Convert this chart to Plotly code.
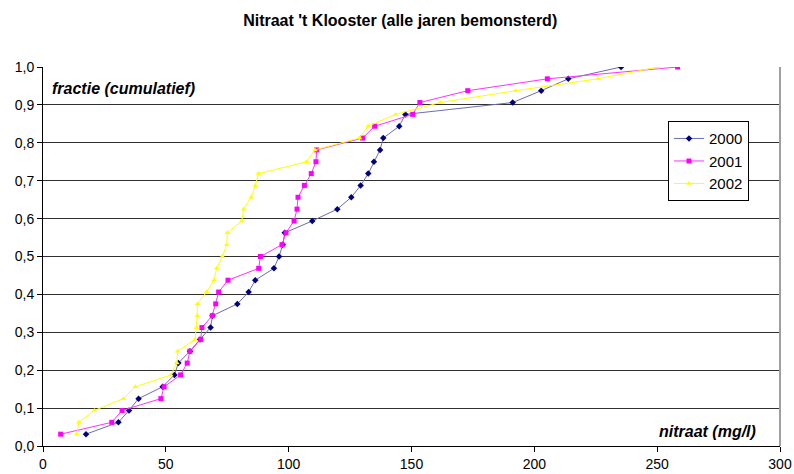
import plotly.graph_objects as go

fractie = [0.03125, 0.0625, 0.09375, 0.125, 0.15625, 0.1875, 0.21875, 0.25,
           0.28125, 0.3125, 0.34375, 0.375, 0.40625, 0.4375, 0.46875, 0.5,
           0.53125, 0.5625, 0.59375, 0.625, 0.65625, 0.6875, 0.71875, 0.75,
           0.78125, 0.8125, 0.84375, 0.875, 0.90625, 0.9375, 0.96875, 1.0]

nitraat_2000 = [17.5, 30.7, 35.0, 38.9, 48.7, 53.5, 55.1, 59.8, 63.9, 68.2, 69.0,
                79.1, 83.7, 86.4, 94.0, 96.1, 97.6, 98.4, 109.6, 119.8, 125.5,
                129.3, 132.4, 134.7, 137.2, 138.5, 145.0, 147.5, 191.2, 202.8,
                213.8, 235.3]
nitraat_2001 = [7.2, 28.0, 32.2, 48.0, 49.3, 56.0, 58.7, 59.8, 64.2, 64.7, 68.9,
                70.3, 71.5, 75.3, 87.8, 88.5, 97.3, 98.9, 102.2, 103.4, 103.8,
                106.4, 109.2, 111.1, 111.4, 130.1, 135.0, 150.5, 153.4, 172.9,
                205.3, 258.3]
nitraat_2002 = [13.7, 14.6, 20.9, 32.7, 37.6, 52.0, 54.5, 54.8, 61.9, 62.5, 62.8,
                62.8, 66.6, 69.6, 70.7, 73.0, 74.8, 75.0, 80.9, 81.7, 84.7, 86.4,
                87.7, 107.3, 110.7, 128.8, 132.4, 143.5, 161.7, 192.4, 225.9, 250.5]

x_ticks = [0, 50, 100, 150, 200, 250, 300]
y_ticks = [0.0, 0.1, 0.2, 0.3, 0.4, 0.5, 0.6, 0.7, 0.8, 0.9, 1.0]

FONT = "Liberation Sans, Arial, sans-serif"

fig = go.Figure()
fig.add_trace(go.Scatter(x=nitraat_2000, y=fractie, name="2000", mode="lines+markers",
                         line=dict(color="#6c6cb4", width=1),
                         marker=dict(symbol="diamond", size=5, color="#000080")))
fig.add_trace(go.Scatter(x=nitraat_2001, y=fractie, name="2001", mode="lines+markers",
                         line=dict(color="#ff33ff", width=1),
                         marker=dict(symbol="square", size=5, color="#ff00ff")))
fig.add_trace(go.Scatter(x=nitraat_2002, y=fractie, name="2002", mode="lines+markers",
                         line=dict(color="#ffff00", width=1),
                         marker=dict(symbol="triangle-up", size=5, color="#ffff00")))

fig.update_layout(
    width=794, height=474,
    margin=dict(l=43, r=14, t=67, b=28, autoexpand=False),
    paper_bgcolor="white", plot_bgcolor="white",
    separators=",.",
    font=dict(family=FONT, size=14, color="black"),
    title=dict(text="<b>Nitraat 't Klooster (alle jaren bemonsterd)</b>",
               x=0.504, xanchor="center", y=0.958, yanchor="middle",
               font=dict(family=FONT, size=16)),
    xaxis=dict(range=[0, 300], tickvals=x_ticks, showgrid=False, zeroline=False,
               showline=True, linecolor="black", linewidth=1, mirror=False,
               ticks="outside", ticklen=5, tickcolor="black", automargin=False,
               tickfont=dict(size=14)),
    yaxis=dict(range=[0, 1.0], tickvals=y_ticks, tickformat=".1f",
               showgrid=True, gridcolor="#303030", gridwidth=1, zeroline=False,
               showline=True, linecolor="black", linewidth=1, automargin=False,
               ticks="outside", ticklen=5, tickcolor="black",
               tickfont=dict(size=14)),
    legend=dict(x=0.848, y=0.857, xanchor="left", yanchor="top",
                bordercolor="black", borderwidth=1, bgcolor="white",
                font=dict(size=15), itemwidth=30, tracegroupgap=2),
    showlegend=True,
    annotations=[
        dict(text="<b><i>fractie (cumulatief)</i></b>", xref="paper", yref="paper",
             x=0.01, y=0.943, xanchor="left", yanchor="middle", showarrow=False,
             font=dict(size=16)),
        dict(text="<b><i>nitraat (mg/l)</i></b>", xref="paper", yref="paper",
             x=0.97, y=0.037, xanchor="right", yanchor="middle", showarrow=False,
             font=dict(size=16)),
    ],
    shapes=[dict(type="line", xref="paper", yref="paper", x0=1, x1=1, y0=0, y1=1,
                 line=dict(color="#a0a0a0", width=2))],
)

fig.write_html("out.html")
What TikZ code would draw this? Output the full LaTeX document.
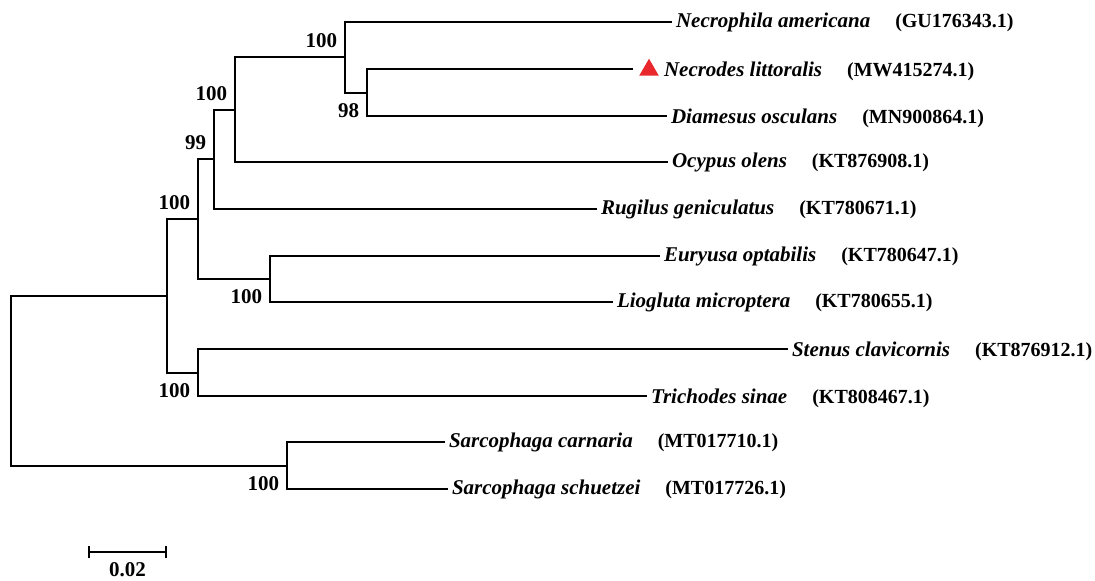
\documentclass[tikz,border=0pt]{standalone}
\usepackage{fontspec}
\setmainfont{Liberation Serif}
\usetikzlibrary{positioning,shapes.geometric,arrows.meta}
\definecolor{trired}{RGB}{232,40,45}

\begin{document}
\begin{tikzpicture}
      [x=0.5pt, y=-0.5pt,
       line width=1pt,
       species/.style={
           anchor=west,
           inner sep=1.5pt,
           font=\fontsize{10.5}{12}\selectfont\bfseries\itshape
         },
       acc/.style={
           inner sep=1.5pt,
           font=\fontsize{10}{12}\selectfont\bfseries
         },
       bup/.style={
           anchor=south east, inner sep=0pt,
           xshift=-3.5pt, yshift=4pt,
           font=\fontsize{10.5}{12}\selectfont\bfseries
         },
       bdown/.style={
           anchor=north east, inner sep=0pt,
           xshift=-3.5pt, yshift=-5pt,
           font=\fontsize{10.5}{12}\selectfont\bfseries
         },
       redtri/.style={
           regular polygon, regular polygon sides=3,
           fill=trired, inner sep=0pt, minimum size=11.3pt
         },
       ]
    \useasboundingbox (0,0) rectangle (1095,580);

    \coordinate (l1) at (672,22);
    \coordinate (l2) at (633,69);
    \coordinate (l3) at (667,116);
    \coordinate (l4) at (668,162);
    \coordinate (l5) at (597,209);
    \coordinate (l6) at (660,256);
    \coordinate (l7) at (613,302);
    \coordinate (l8) at (788,349);
    \coordinate (l9) at (647,396);
    \coordinate (l10) at (445,442);
    \coordinate (l11) at (448,489);

    \coordinate (nB) at (367,92.5);
    \coordinate (nA) at (345,57);
    \coordinate (nC) at (235,110);
    \coordinate (nD) at (214,159);
    \coordinate (nF) at (270,279);
    \coordinate (nE) at (198,219);
    \coordinate (nH) at (198,372.5);
    \coordinate (nG) at (167,296);
    \coordinate (nI) at (287,465.5);
    \coordinate (nR) at (11,381);

    \node [species] (sp1) at (l1) {Necrophila americana};
    \node [redtri] (tri) at (649,70) {};
    \node [species] (sp2) at (660,69) {Necrodes littoralis};
    \node [species] (sp3) at (l3) {Diamesus osculans};
    \node [species] (sp4) at (l4) {Ocypus olens};
    \node [species] (sp5) at (l5) {Rugilus geniculatus};
    \node [species] (sp6) at (l6) {Euryusa optabilis};
    \node [species] (sp7) at (l7) {Liogluta microptera};
    \node [species] (sp8) at (l8) {Stenus clavicornis};
    \node [species] (sp9) at (l9) {Trichodes sinae};
    \node [species] (sp10) at (l10) {Sarcophaga carnaria};
    \node [species] (sp11) at (l11) {Sarcophaga schuetzei};

    \node [acc, base right=8.5pt of sp1] (ac1) {(GU176343.1)};
    \node [acc, base right=8.5pt of sp2] (ac2) {(MW415274.1)};
    \node [acc, base right=8.5pt of sp3] (ac3) {(MN900864.1)};
    \node [acc, base right=8.5pt of sp4] (ac4) {(KT876908.1)};
    \node [acc, base right=8.5pt of sp5] (ac5) {(KT780671.1)};
    \node [acc, base right=8.5pt of sp6] (ac6) {(KT780647.1)};
    \node [acc, base right=8.5pt of sp7] (ac7) {(KT780655.1)};
    \node [acc, base right=8.5pt of sp8] (ac8) {(KT876912.1)};
    \node [acc, base right=8.5pt of sp9] (ac9) {(KT808467.1)};
    \node [acc, base right=8.5pt of sp10] (ac10) {(MT017710.1)};
    \node [acc, base right=8.5pt of sp11] (ac11) {(MT017726.1)};

    \draw (nB) |- (l2) (nB) |- (l3);
    \draw (nA) |- (l1) (nA) |- (nB);
    \draw (nC) |- (nA) (nC) |- (l4);
    \draw (nD) |- (nC) (nD) |- (l5);
    \draw (nF) |- (l6) (nF) |- (l7);
    \draw (nE) |- (nD) (nE) |- (nF);
    \draw (nH) |- (l8) (nH) |- (l9);
    \draw (nG) |- (nE) (nG) |- (nH);
    \draw (nI) |- (l10) (nI) |- (l11);
    \draw (nR) |- (nG) (nR) |- (nI);

    \node [bup] (bA) at (nA) {100};
    \node [bdown] (bB) at (nB) {98};
    \node [bup] (bC) at (nC) {100};
    \node [bup] (bD) at (nD) {99};
    \node [bup] (bE) at (nE) {100};
    \node [bdown] (bF) at (nF) {100};
    \node [bdown] (bH) at (nH) {100};
    \node [bdown] (bI) at (nI) {100};

    \coordinate (sb1) at (88,552);
    \coordinate (sb2) at (167,552);
    \path (sb1) edge [draw=black, {Bar[width=6pt]}-{Bar[width=6pt]}] (sb2);
    \node [anchor=north, inner sep=0pt, font=\fontsize{10.5}{12}\selectfont\bfseries]
      (sbl) at (127.5,562) {0.02};

  \end{tikzpicture}
\end{document}
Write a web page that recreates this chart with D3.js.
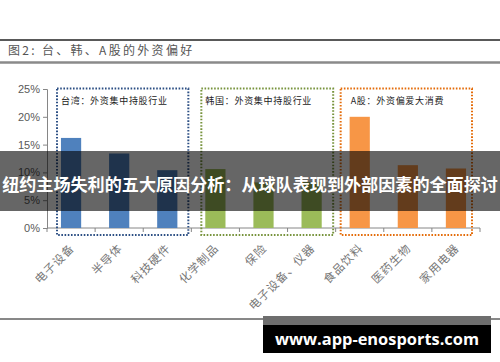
<!DOCTYPE html>
<html>
<head>
<meta charset="utf-8">
<script src="https://cdn.jsdelivr.net/npm/d3@7"></script>
<style>
  body { margin: 0; background: #fff; }
  svg { display: block; }
</style>
</head>
<body>
<svg id="chart" width="500" height="362"></svg>
<script>
// data
const categories = ['电子设备', '半导体', '科技硬件', '化学制品', '保险', '电子设备、仪器', '食品饮料', '医药生物', '家用电器'];
const shares = [0.162, 0.134, 0.104, 0.106, 0.082, 0.083, 0.200, 0.113, 0.107];
const groupOf = [0, 0, 0, 1, 1, 1, 2, 2, 2];
const groupNames = ['台湾：外资集中持股行业', '韩国：外资集中持股行业', 'A股：外资偏爱大消费'];
const yTicks = [0, 0.05, 0.10, 0.15, 0.20, 0.25];
const titleText = '图2:  台、韩、A股的外资偏好';
const overlayText = '纽约主场失利的五大原因分析：从球队表现到外部因素的全面探讨';
const siteText = 'www.app-enosports.com';

const barColors = ['#4f81bd', '#9bbb59', '#f79646'];
const boxColors = ['#2c4f84', '#77933c', '#e46c0a'];

const svg = d3.select('#chart');

// header lines + title
svg.append('line').attr('x1', 0).attr('x2', 500).attr('y1', 40).attr('y2', 40)
    .attr('stroke', '#222').attr('stroke-width', 1.5);
svg.append('line').attr('x1', 0).attr('x2', 500).attr('y1', 62.5).attr('y2', 62.5)
    .attr('stroke', '#8a8a8a').attr('stroke-width', 2.5);
svg.append('text').text(titleText)
    .attr('x', 8).attr('y', 55)
    .attr('font-family', 'Noto Sans CJK SC')
    .attr('font-size', 12).attr('letter-spacing', 2.3).attr('fill', '#555');

const x = d3.scaleBand().domain(categories).range([47, 480]).padding(0);
const y = d3.scaleLinear().domain([0, 0.25]).range([228, 89]);

// axes
const yAxis = svg.append('g').attr('transform', 'translate(47,0)')
    .call(d3.axisLeft(y).tickValues(yTicks).tickSize(4).tickFormat(d3.format('.0%')));
yAxis.select('.domain').attr('stroke', '#868686');
yAxis.selectAll('.tick line').attr('stroke', '#868686');
yAxis.selectAll('.tick text').attr('font-family', 'Liberation Sans, Arial').attr('font-size', 11)
    .attr('fill', '#595959').attr('x', -7);

const bounds = categories.map(c => x(c)).concat([x.range()[1]]);
const xAxis = svg.append('g');
xAxis.append('line').attr('x1', 47).attr('x2', 480).attr('y1', 228).attr('y2', 228)
    .attr('stroke', '#868686');
xAxis.selectAll('line.tk').data(bounds).enter().append('line').attr('class', 'tk')
    .attr('x1', d => d).attr('x2', d => d).attr('y1', 228).attr('y2', 232)
    .attr('stroke', '#868686');

// bars
const bw = x.bandwidth() * 0.42;
svg.selectAll('rect.bar').data(categories).enter().append('rect').attr('class', 'bar')
    .attr('x', d => x(d) + (x.bandwidth() - bw) / 2)
    .attr('width', bw)
    .attr('y', (d, i) => y(shares[i]))
    .attr('height', (d, i) => y(0) - y(shares[i]))
    .attr('fill', (d, i) => barColors[groupOf[i]]);

// dotted group boxes
const padL = [10, 10, 5], padR = [3, 2.5, 8];
groupNames.forEach((name, g) => {
    const idx = categories.filter((c, i) => groupOf[i] === g);
    const x0 = x(idx[0]) + padL[g];
    const x1 = x(idx[idx.length - 1]) + x.bandwidth() - padR[g];
    svg.append('rect')
        .attr('x', x0).attr('y', 88.5).attr('width', x1 - x0).attr('height', 146.5)
        .attr('fill', 'none').attr('stroke', boxColors[g]).attr('stroke-width', 2)
        .attr('stroke-dasharray', '1.6,1.6');
    svg.append('text').text(name)
        .attr('x', x0 + 4 + (g === 2 ? 6 : 0)).attr('y', 103.5)
        .attr('font-family', 'Noto Sans CJK SC')
        .attr('font-size', 9).attr('letter-spacing', 0.7).attr('fill', '#222');
});

// rotated category labels
svg.selectAll('text.cat').data(categories).enter().append('text').attr('class', 'cat')
    .text(d => d)
    .attr('text-anchor', 'end')
    .attr('transform', d => `translate(${x(d) + x.bandwidth() / 2 + 4},${249}) rotate(-45)`)
    .attr('font-family', 'Noto Sans CJK SC')
    .attr('font-size', 11.5).attr('letter-spacing', 1).attr('fill', '#777');

// bottom rule
svg.append('line').attr('x1', 0).attr('x2', 500).attr('y1', 319).attr('y2', 319)
    .attr('stroke', '#111').attr('stroke-width', 1);

// overlay banner
svg.append('rect').attr('x', 0).attr('y', 151).attr('width', 500).attr('height', 60)
    .attr('fill', 'rgba(0,0,0,0.6)');
svg.append('text').text(overlayText)
    .attr('x', 250).attr('y', 190.5).attr('text-anchor', 'middle')
    .attr('font-family', 'Noto Sans CJK SC').attr('font-weight', 'bold')
    .attr('font-size', 17.1).attr('fill', '#fff');

// site badge
svg.append('rect').attr('x', 263).attr('y', 316).attr('width', 228).attr('height', 9)
    .attr('fill', '#6e6e6e');
svg.append('rect').attr('x', 263).attr('y', 325).attr('width', 228).attr('height', 28)
    .attr('fill', '#000');
svg.append('text').text(siteText)
    .attr('x', 377).attr('y', 345).attr('text-anchor', 'middle')
    .attr('font-family', 'Open Sans, DejaVu Sans').attr('font-weight', 'bold')
    .attr('font-size', 16.4).attr('fill', '#fff');
</script>
</body>
</html>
■ ■ ■ ■ ■
### To do:
Repeat exactly the lines from the first line of the records above through the line containing "import plotly.graph_objects as go", both included. Leave out the pictures.

### Task solution:
Convert this chart to Plotly code.
import plotly.graph_objects as go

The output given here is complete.